The 5-foot-11, 195-pound centre hails from Grand Cache, a town of 3,700 in west-central Alberta, famous for Dean and his older brother Ian (three years in the WHL), and the Canadian Death Race. His dad, a plumber, couldn’t skate and didn’t know hockey so never coached his sons.

Dean is finding the task both challenging and rewarding as he coaches the H&L Glass Wolfpack.

“It’s nice to be with him (Braeden), watching him play, kind of being at the beginning stage of whatever lies ahead for him.

“He’s still trying to find his stride. He’s come a little ways this season already. He’s kind of just a fun-loving kid so sometimes I’ve gotta bark at him to compete.”

Moger, along with Dave Brown, Brent Fairweather, Jonathan Miller and Derek King, are assistant coaches/fathers who McAmmond leans on.

McAmmond says he never went to school to be a teacher so it’s a constant learning curve as he strives for a balance between expectations and reality. He tries to fix what he feels comfortable fixing and manages the kids as best he can.

“You can’t just yell at them because they have accountability to pick it up for their linemate. These are kids who are here for fun so I’ve been trying to walk a balance.”

Moger, director operations for minor hockey, asked McAmmond last summer to apply for a coaching job.

“He’s a quiet guy off the ice, but he’s intense as a coach,” said Moger. “He coaches like he plays. He doesn’t settle for 50 per cent, and players realize 50 per cent isn’t going to get them anywhere. He’s making our kids better hockey players.”

Moger, a Canuck draft who played 236 games in the show, played against McAmmond but rarely got close to him.

“He just works hard. He never takes a shift off and he’s very fast and very hard to keep up to,” laughed Moger.

Asked about some of the special players he lined up with and against, McAmmond offered: “They’re all a little bit different. It’s like (choosing) between Mario Lemieux and Wayne Gretzky. One’s just that much bigger and stronger. They’re the elite of the elite and it’s because they physically have it, and they mentally have it, and they compete every night, and they’re driven.

“They have everything. You’ve got (Pavel) Datsyuk, (Henrik) Zetterberg, guys like Daniel Alfredsson, who’s just a mainstay in Ottawa, He just put the points up over and over and led us to a Stanley Cup (final) when I was there. I played with guys like Doug Weight, Joe Sakic, Peter Forsberg, Keith Tkachuk and Bill Guerin.

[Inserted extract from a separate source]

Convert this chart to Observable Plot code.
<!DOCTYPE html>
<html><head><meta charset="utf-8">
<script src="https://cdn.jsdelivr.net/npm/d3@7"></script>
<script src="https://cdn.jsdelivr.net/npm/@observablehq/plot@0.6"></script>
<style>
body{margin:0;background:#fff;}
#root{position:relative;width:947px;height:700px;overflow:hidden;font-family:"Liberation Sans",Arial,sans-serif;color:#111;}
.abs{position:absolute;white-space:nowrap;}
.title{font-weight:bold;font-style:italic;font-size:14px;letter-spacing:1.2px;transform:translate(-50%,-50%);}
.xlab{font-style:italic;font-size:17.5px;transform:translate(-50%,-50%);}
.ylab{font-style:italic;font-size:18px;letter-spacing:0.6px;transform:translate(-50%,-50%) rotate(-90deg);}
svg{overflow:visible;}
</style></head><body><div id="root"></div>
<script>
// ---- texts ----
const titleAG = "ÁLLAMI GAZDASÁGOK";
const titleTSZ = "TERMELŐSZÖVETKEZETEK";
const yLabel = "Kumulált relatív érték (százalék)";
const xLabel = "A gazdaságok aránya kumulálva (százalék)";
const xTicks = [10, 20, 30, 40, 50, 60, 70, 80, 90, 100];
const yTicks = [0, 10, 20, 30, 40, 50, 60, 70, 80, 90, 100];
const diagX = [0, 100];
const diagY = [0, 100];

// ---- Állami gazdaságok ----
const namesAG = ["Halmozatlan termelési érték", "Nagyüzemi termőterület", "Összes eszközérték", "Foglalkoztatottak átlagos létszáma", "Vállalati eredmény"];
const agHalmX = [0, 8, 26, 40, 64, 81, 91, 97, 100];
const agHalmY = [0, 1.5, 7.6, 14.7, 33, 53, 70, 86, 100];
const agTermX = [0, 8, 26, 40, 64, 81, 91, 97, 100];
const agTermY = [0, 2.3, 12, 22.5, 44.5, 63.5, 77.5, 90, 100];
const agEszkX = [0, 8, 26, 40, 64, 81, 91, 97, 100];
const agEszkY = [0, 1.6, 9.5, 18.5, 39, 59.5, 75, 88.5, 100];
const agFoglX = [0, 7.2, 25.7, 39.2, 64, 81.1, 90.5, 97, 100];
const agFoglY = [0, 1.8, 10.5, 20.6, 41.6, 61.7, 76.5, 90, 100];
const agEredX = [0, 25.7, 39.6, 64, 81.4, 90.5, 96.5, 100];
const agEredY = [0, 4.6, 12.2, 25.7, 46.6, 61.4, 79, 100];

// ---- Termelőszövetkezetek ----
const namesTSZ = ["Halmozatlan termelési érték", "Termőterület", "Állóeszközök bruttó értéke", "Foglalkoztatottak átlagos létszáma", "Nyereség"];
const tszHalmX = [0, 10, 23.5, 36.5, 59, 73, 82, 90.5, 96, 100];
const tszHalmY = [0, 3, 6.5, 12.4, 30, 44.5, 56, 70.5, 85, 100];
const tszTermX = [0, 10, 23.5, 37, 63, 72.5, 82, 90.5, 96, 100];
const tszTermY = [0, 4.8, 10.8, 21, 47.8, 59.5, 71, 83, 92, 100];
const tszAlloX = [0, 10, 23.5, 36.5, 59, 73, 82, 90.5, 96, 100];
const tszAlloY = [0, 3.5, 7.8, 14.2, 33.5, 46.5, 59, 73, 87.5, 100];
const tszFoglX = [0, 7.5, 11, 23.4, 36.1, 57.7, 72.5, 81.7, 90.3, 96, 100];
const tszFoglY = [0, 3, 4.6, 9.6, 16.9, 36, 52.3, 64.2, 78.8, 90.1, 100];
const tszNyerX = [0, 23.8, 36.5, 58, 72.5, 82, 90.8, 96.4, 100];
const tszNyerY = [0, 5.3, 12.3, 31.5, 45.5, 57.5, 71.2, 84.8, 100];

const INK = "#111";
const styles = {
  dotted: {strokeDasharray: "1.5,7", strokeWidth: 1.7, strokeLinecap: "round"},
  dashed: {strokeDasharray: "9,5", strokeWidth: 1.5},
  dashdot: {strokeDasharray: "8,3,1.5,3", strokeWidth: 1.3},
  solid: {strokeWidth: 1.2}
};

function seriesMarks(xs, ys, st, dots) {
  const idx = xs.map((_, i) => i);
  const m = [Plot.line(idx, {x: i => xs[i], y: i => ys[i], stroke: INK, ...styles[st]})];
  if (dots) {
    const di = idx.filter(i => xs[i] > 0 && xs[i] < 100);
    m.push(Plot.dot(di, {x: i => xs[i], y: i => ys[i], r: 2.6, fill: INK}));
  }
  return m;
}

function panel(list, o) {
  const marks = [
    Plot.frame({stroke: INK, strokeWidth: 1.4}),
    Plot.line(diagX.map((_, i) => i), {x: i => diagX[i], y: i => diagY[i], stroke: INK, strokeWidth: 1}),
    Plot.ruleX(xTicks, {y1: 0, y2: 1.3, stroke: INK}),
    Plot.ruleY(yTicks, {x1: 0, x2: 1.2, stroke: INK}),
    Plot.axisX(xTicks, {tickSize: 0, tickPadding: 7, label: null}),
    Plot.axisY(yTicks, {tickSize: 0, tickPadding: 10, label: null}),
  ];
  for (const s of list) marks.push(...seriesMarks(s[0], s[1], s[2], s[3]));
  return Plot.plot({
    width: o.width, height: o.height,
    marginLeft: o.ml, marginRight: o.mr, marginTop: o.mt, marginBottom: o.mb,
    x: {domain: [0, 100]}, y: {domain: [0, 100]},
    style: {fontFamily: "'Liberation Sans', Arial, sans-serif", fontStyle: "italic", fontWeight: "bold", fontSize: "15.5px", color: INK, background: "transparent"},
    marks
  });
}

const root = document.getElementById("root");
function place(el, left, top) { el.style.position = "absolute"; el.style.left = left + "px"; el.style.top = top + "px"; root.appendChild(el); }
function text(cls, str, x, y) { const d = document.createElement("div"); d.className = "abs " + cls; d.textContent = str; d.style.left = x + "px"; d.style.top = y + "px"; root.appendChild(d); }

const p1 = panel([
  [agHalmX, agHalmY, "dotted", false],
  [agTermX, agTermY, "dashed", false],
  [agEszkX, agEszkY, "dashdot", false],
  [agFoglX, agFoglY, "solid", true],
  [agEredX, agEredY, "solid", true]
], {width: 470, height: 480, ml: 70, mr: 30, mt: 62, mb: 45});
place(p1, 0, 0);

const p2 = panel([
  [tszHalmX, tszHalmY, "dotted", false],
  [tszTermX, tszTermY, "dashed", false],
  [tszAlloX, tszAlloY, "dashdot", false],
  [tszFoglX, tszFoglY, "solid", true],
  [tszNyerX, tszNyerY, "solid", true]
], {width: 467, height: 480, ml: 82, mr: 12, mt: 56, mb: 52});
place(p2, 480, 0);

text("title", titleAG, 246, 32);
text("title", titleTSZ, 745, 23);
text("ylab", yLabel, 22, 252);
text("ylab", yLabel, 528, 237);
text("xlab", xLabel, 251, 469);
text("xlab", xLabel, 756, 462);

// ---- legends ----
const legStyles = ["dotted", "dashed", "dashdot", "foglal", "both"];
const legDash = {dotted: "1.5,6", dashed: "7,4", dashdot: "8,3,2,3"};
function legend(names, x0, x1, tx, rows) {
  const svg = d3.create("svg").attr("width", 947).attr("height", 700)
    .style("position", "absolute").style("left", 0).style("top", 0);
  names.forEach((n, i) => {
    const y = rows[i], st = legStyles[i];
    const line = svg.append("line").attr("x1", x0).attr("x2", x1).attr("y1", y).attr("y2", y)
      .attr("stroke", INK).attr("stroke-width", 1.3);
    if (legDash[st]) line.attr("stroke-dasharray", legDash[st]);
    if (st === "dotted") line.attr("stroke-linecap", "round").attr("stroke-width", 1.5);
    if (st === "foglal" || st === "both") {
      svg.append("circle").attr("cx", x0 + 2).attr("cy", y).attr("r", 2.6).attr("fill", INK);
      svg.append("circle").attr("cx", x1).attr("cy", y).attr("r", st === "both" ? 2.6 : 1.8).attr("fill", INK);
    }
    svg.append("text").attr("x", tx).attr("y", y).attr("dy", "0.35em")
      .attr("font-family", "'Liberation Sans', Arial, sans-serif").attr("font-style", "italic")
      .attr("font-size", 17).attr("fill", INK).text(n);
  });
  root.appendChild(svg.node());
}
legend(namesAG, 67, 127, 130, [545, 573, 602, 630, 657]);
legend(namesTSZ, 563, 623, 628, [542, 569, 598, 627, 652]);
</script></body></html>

And when I was a kid, I played with (Jeremy) Roenick and (Steve) Larmer and Michel Goulet and guys like Dirk Graham, in my first year (in Chicago) I’m like, ‘John Tonelli just set up my first goal in training camp’ which was pretty neat growing up as an Islander fan.”

McAmmond led the WHL with 16 playoff goals in 17 games as the Swift Current Broncos stopped the Portland Winter Hawks for the ‘93 title. He was a first-round draft, 22nd choice, by Chicago Blackhawks in the ‘91 amateur lottery, seven picks behind Markus Naslund and one ahead of Ray Whitney.

He has lost the puck, but can provide a graphic play-by-play of his first NHL goal, with the Edmonton Oilers, where he spent 300 games.

“My first goal came in Winnipeg, in front of the big picture of the Queen (old Winnipeg Arena). Bobby Essensa was the goalie. It was kind of a broken play. We turned it over at the blueline and I was coming out of the zone late. I think it was Zdeno Ciger who got it to me and I just kind of turned to take a shot and I don’t know if it got tipped or fanned. It kind of bounced in a funny circle and Bobby Essensa was trying to pat it down and he just couldn’t catch up with it and it found the net.”